東京電力の競争入札に初名乗り、神戸製鋼所が140万kWの火力発電所電力供給サービス

2月15日から東京電力が募集を開始した火力発電の競争入札に対して、鉄鋼大手の神戸製鋼所が参加を表明した。落札できることを前提に、発電能力140万kWの大規模な火力発電所を栃木県に建設する計画だ。2019年〜2021年の稼働を目指して、3月中に環境評価を開始する。

» 2013年02月25日 09時00分 公開
[石田雅也,スマートジャパン]

 東京電力は長期的に発電コストを低減するため、2019年〜2021年に供給を開始する260万kW分の電力を他の事業者から購入することを決めている。実施に向けて2月15日から競争入札の募集を開始したところ、22日に神戸製鋼所が一番乗りで参加する意向を表明した。

図1 真岡製造所。出典:神戸製鋼所

 神戸製鋼所はアルミニウム製品の主力工場である栃木県の真岡製造所(図1)に隣接する土地に、都市ガスを燃料にした火力発電所を建設する計画だ。発電効率が高いガス・タービン・コンバインド・サイクル(GTCC)方式の設備を導入して、電力会社の大規模な火力発電所に匹敵する140万kWの電力供給を可能にする。

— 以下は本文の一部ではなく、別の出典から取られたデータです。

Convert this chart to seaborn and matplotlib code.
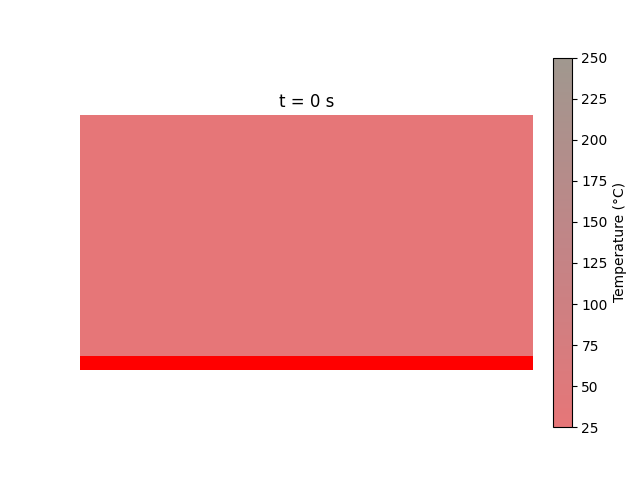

 GTCCはガスを燃焼させた熱でタービンを回して発電した後、燃焼時に発生する蒸気を使って別のタービンを回して発電する2段階の方式をとる(図2)。少ない燃料で多くの電力を作ることができるため、最近の火力発電設備に数多く採用されている。

図2 ガス・タービン・コンバインド・サイクル(GTCC)方式の発電設備。出典:神戸製鋼所

 東京電力が入札を予定している260万kWのうち、神戸製鋼所が真岡市に建設する火力発電所は半分強を供給できる規模になる。ただし入札条件のひとつとして、電力1kWhあたりの上限価格が9.53円に設定されていることから、条件を満たせるのは燃料費が安い石炭に限られるとの見方がある。

 現在の電力会社による発電コストを見ると、1kWhあたり石炭は5円、ガスは10円、石油は15円程度かかるのが標準的だ。ところが最近は米国でシェールガスが大量に採取できるようになり、ガスの価格低下が見込まれている。神戸製鋼所もガスの価格低下とGTCCのさらなる効率向上を想定して入札に加わることにしたものとみられる。

 火力発電所を建設するためには、事前に環境評価を実施して政府の認可を受ける必要がある。神戸製鋼所は3月中に環境評価の手続きを済ませて、2015年度までに評価を完了する見込みだ。東京電力の入札条件である2019年6月〜2021年6月の間に供給を開始できるようにする。供給期間は原則15年間である。

 入札は5月24日に締め切られて、7月下旬に落札者を決める予定になっている。東京電力は価格の安い事業者から選定して、合計の電力が260万〜300万kWの範囲に収まるところで確定させる。神戸製鋼所のほかに入札する事業者が出てくるのか、落札価格はいくらになるのか、結果が注目される。